Three times I have come to India, and three times a Harry Potter novel has been released while I was here. That’s right, Potter-mania has struck the Great Subcontinent as well as your own suburban homelands. And with The Deathly Hallows riding in on the tails of the Order of the Phoenix movie release a couple of weeks ago, the face and name of the world’s favorite young wizard seems to be everywhere. Well, at least in the bigger cities like Bangalore and Kolkata.
I’ve seen the movie; I have not yet read the book. After all, you only get one first reading of Harry’s final adventure, and I think I’d like to reread at least The Half-Blood Prince before continuing, just to be sure I’m sufficiently oriented. At present I am aware of at least two people who also have decided not to read the book yet, but both have had the plot summarized for them in one way or another. I, however, would have my answers flow from the pen of J. K. Rowling and from no other source.

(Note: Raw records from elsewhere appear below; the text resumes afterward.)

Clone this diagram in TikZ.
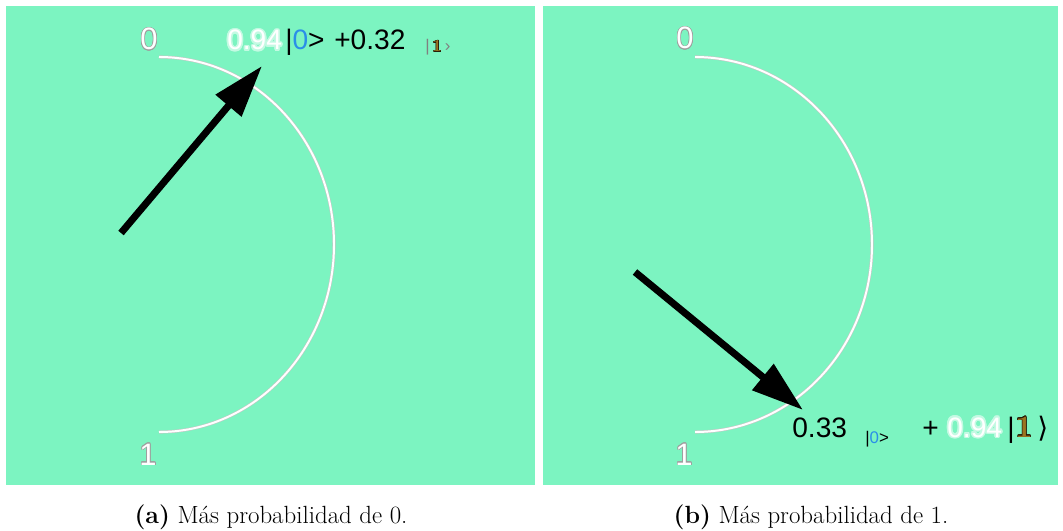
\documentclass[tikz,border=0pt]{standalone}
\usepackage{fontspec}
\usepackage{contour}
\usetikzlibrary{arrows.meta}
\newfontfamily\appfont{Liberation Sans}
\newfontfamily\symfont{DejaVu Sans}
\definecolor{mintbg}{HTML}{7CF4C1}
\definecolor{ketblue}{HTML}{2A8FE8}
\definecolor{onebrown}{HTML}{9A7420}
\contourlength{0.45pt}
\newcommand{\glowtext}[1]{\contourlength{1.1pt}\contour{white!55!mintbg}{\textcolor{white}{#1}}}
\newcommand{\rimtext}[1]{\contour{gray!75}{\textcolor{white}{#1}}}
\newcommand{\brownone}[1]{\contourlength{0.35pt}\contour{black!75!onebrown}{\textcolor{onebrown}{\bfseries #1}}}
\tikzset{
    panel/.style={fill=mintbg, draw=none},
    rimarc/.style={draw=gray!45, double=white, double distance=1.4pt, line width=0.4pt},
    statearrow/.style={line width=5pt, -{Triangle[length=37pt, width=23pt]}, black},
    axislabel/.style={font=\appfont\fontsize{22}{24}\selectfont, inner sep=0pt, anchor=base},
    ampl/.style={font=\appfont\fontsize{20}{22}\selectfont, inner sep=0pt, anchor=base west},
    smallket/.style={font=\appfont\fontsize{12}{14}\selectfont, inner sep=0pt, anchor=base west},
    subcap/.style={font=\fontsize{17.7}{20}\selectfont, inner sep=0pt, anchor=base}
}
\begin{document}
\begin{tikzpicture}[x=0.025cm, y=-0.025cm]
    \useasboundingbox (0,0) rectangle (1063,531);
    \fill[panel] (6,6) rectangle (535,485);
    \fill[panel] (543,6) rectangle (1058,485);

    \coordinate (arcA) at (159,57);
    \coordinate (arcB) at (695,57);
    \draw[rimarc] (arcA) arc[start angle=-90, end angle=90, x radius=175, y radius=187.5];
    \draw[rimarc] (arcB) arc[start angle=-90, end angle=90, x radius=177, y radius=187.5];

    \node[axislabel] (zeroA) at (149,50) {\rimtext{0}};
    \node[axislabel] (oneA) at (148,465) {\rimtext{1}};
    \node[axislabel] (zeroB) at (685,49) {\rimtext{0}};
    \node[axislabel] (oneB) at (684,465) {\rimtext{1}};

    \node[ampl] (ampA0) at (227,50) {\glowtext{0.94}};
    \node[ampl] (ketA0) at (285,50) {|\textcolor{ketblue}{0}>};
    \node[ampl] (ampA1) at (334,50) {+0.32};
    \node[smallket] (ketA1) at (425,52) {\textcolor{gray}{|}\,{\normalfont\fontsize{12}{14}\selectfont\brownone{1}}\,\textcolor{gray}{›}};

    \node[ampl] (ampB0) at (792,437) {0.33};
    \node[smallket] (ketB0) at (865,443) {|\textcolor{ketblue}{0}>};
    \node[ampl] (plusB) at (922,437) {+};
    \node[ampl] (ampB1) at (947,437) {\glowtext{0.94}};
    \node[ampl] (barB1) at (1007,437) {|};
    \node[ampl] (oneB1) at (1015,437) {\normalfont\fontsize{22}{24}\selectfont\brownone{1}};
    \node[ampl] (closeB1) at (1037,437) {\symfont\fontsize{20}{22}\selectfont ⟩};

    \coordinate (tailA) at (121,233);
    \coordinate (tipA) at (262,66);
    \coordinate (tailB) at (635,272);
    \coordinate (tipB) at (803,410);
    \draw[statearrow] (tailA) -- (tipA);
    \draw[statearrow] (tailB) -- (tipB);

    \node[subcap] (capA) at (271,523) {\textbf{(a)} Más probabilidad de 0.};
    \node[subcap] (capB) at (811,523) {\textbf{(b)} Más probabilidad de 1.};
\end{tikzpicture}
\end{document}
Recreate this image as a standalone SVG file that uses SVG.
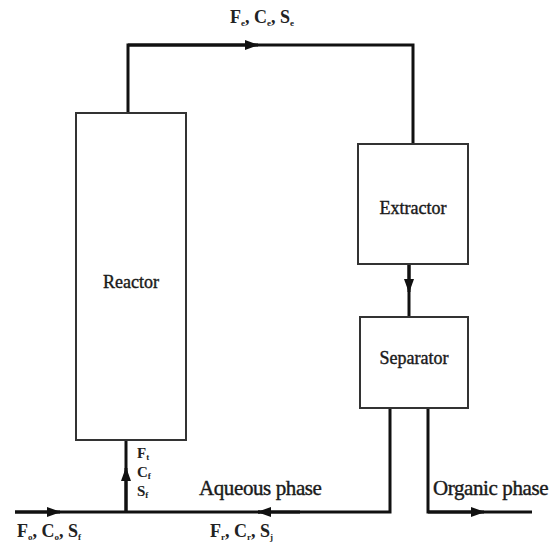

I’m currently traveling with three “Potter-heads” who consumed The Deathly Hallows at the earliest possible chance, and for a few days it was quite the chore to keep shushing them whenever they started talking about it with each other. Shushing India, however, is a near-impossible task. In newspapers and magazines everywhere articles will begin with “Now that we all finally know that Harry Potter (died/did not die),” or “While Harry Potter fans mourn the death of such-and-such a character.” There’s nary a spoiler warning to be had in a veritable minefield of spoilers. So far I’ve been able to pull my eyes away from the page before having anything of consequence betrayed.
But there are still three weeks to go before I can read Harry Potter and the Deathly Hallows in the manner I would choose. If I manage to keep myself sufficiently protected until then, I wonder if I’ll be the last person alive still waiting to learn the outcome of the final battle with You-Know-Who.